● **SET TASK**
Your task is to give the listing below back word for word, pictures excluded.

● **COLLECTED MATERIAL**
- - - - -

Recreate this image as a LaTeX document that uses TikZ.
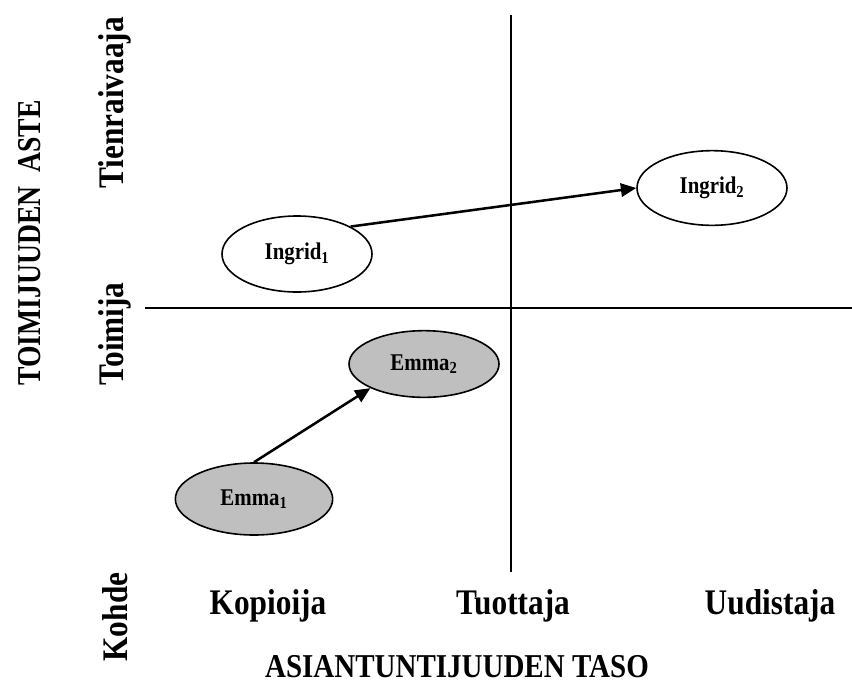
\documentclass[tikz,border=0pt]{standalone}
\usepackage{fontspec}
\usepackage{graphicx}
\setmainfont{Liberation Serif}
\usetikzlibrary{shapes.geometric,arrows.meta}
\newcommand{\narrowtxt}[1]{\scalebox{0.87}[1]{#1}}
\newcommand{\narrowertxt}[1]{\scalebox{0.83}[1]{#1}}
\begin{document}
\begin{tikzpicture}[x=0.75pt,y=-0.75pt,
  bigtxt/.style={font=\fontsize{27}{30}\selectfont\bfseries, inner sep=0pt},
  axtitle/.style={font=\fontsize{25}{28}\selectfont\bfseries, inner sep=0pt},
  oval/.style={ellipse, draw, line width=1.2pt, inner sep=0pt,
    font=\fontsize{18}{20}\selectfont\bfseries},
  gray oval/.style={oval, fill=black!25},
  axis line/.style={line width=1.6pt},
  move/.style={line width=1.9pt, -{Triangle[length=11.5pt,width=10pt]}}]
\useasboundingbox (0,0) rectangle (852,689);
% axes
\coordinate (hl) at (145,308);
\coordinate (hr) at (852,308);
\coordinate (vt) at (511,15);
\coordinate (vb) at (511,572);
\draw[axis line] (hl) -- (hr);
\draw[axis line] (vt) -- (vb);
% ellipses
\node[oval, minimum width=112.5pt, minimum height=57pt] (i1) at (297,254) {\narrowtxt{Ingrid\textsubscript{1}}};
\node[oval, minimum width=112.5pt, minimum height=56pt] (i2) at (712,188) {\narrowtxt{Ingrid\textsubscript{2}}};
\node[gray oval, minimum width=112.5pt, minimum height=50pt] (e2) at (424,364) {\narrowtxt{Emma\textsubscript{2}}};
\node[gray oval, minimum width=118pt, minimum height=54pt] (e1) at (254,499) {\narrowtxt{Emma\textsubscript{1}}};
% arrows
\draw[move] (i1.north east) -- (i2.west);
\draw[move] (e1.north) -- (e2.south west);
% bottom labels
\node[bigtxt] (kop) at (268,606) {\narrowtxt{Kopioija}};
\node[bigtxt] (tuo) at (513,606) {\narrowtxt{Tuottaja}};
\node[bigtxt] (uud) at (770,606) {\narrowtxt{Uudistaja}};
\node[axtitle] (xt) at (457,667) {\narrowtxt{ASIANTUNTIJUUDEN TASO}};
% side labels
\node[bigtxt, rotate=90] (tie) at (115,103) {\narrowtxt{Tienraivaaja}};
\node[bigtxt, rotate=90] (toi) at (115,334) {\narrowtxt{Toimija}};
\node[bigtxt, rotate=90] (koh) at (115,617) {\narrowtxt{Kohde}};
\node[axtitle, rotate=90] (yt) at (30,243) {\narrowertxt{TOIMIJUUDEN\ \ ASTE}};
\end{tikzpicture}
\end{document}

- - - - -

● **EXERCISE SOLUTION**
Recreate this image as a LaTeX document that uses TikZ.
\documentclass[tikz,border=0pt]{standalone}
\usepackage{fontspec}
\usepackage{graphicx}
\setmainfont{Liberation Serif}
\usetikzlibrary{shapes.geometric,arrows.meta}
\newcommand{\narrowtxt}[1]{\scalebox{0.87}[1]{#1}}
\newcommand{\narrowertxt}[1]{\scalebox{0.83}[1]{#1}}
\begin{document}
\begin{tikzpicture}[x=0.75pt,y=-0.75pt,
  bigtxt/.style={font=\fontsize{27}{30}\selectfont\bfseries, inner sep=0pt},
  axtitle/.style={font=\fontsize{25}{28}\selectfont\bfseries, inner sep=0pt},
  oval/.style={ellipse, draw, line width=1.2pt, inner sep=0pt,
    font=\fontsize{18}{20}\selectfont\bfseries},
  gray oval/.style={oval, fill=black!25},
  axis line/.style={line width=1.6pt},
  move/.style={line width=1.9pt, -{Triangle[length=11.5pt,width=10pt]}}]
\useasboundingbox (0,0) rectangle (852,689);
% axes
\coordinate (hl) at (145,308);
\coordinate (hr) at (852,308);
\coordinate (vt) at (511,15);
\coordinate (vb) at (511,572);
\draw[axis line] (hl) -- (hr);
\draw[axis line] (vt) -- (vb);
% ellipses
\node[oval, minimum width=112.5pt, minimum height=57pt] (i1) at (297,254) {\narrowtxt{Ingrid\textsubscript{1}}};
\node[oval, minimum width=112.5pt, minimum height=56pt] (i2) at (712,188) {\narrowtxt{Ingrid\textsubscript{2}}};
\node[gray oval, minimum width=112.5pt, minimum height=50pt] (e2) at (424,364) {\narrowtxt{Emma\textsubscript{2}}};
\node[gray oval, minimum width=118pt, minimum height=54pt] (e1) at (254,499) {\narrowtxt{Emma\textsubscript{1}}};
% arrows
\draw[move] (i1.north east) -- (i2.west);
\draw[move] (e1.north) -- (e2.south west);
% bottom labels
\node[bigtxt] (kop) at (268,606) {\narrowtxt{Kopioija}};
\node[bigtxt] (tuo) at (513,606) {\narrowtxt{Tuottaja}};
\node[bigtxt] (uud) at (770,606) {\narrowtxt{Uudistaja}};
\node[axtitle] (xt) at (457,667) {\narrowtxt{ASIANTUNTIJUUDEN TASO}};
% side labels
\node[bigtxt, rotate=90] (tie) at (115,103) {\narrowtxt{Tienraivaaja}};
\node[bigtxt, rotate=90] (toi) at (115,334) {\narrowtxt{Toimija}};
\node[bigtxt, rotate=90] (koh) at (115,617) {\narrowtxt{Kohde}};
\node[axtitle, rotate=90] (yt) at (30,243) {\narrowertxt{TOIMIJUUDEN\ \ ASTE}};
\end{tikzpicture}
\end{document}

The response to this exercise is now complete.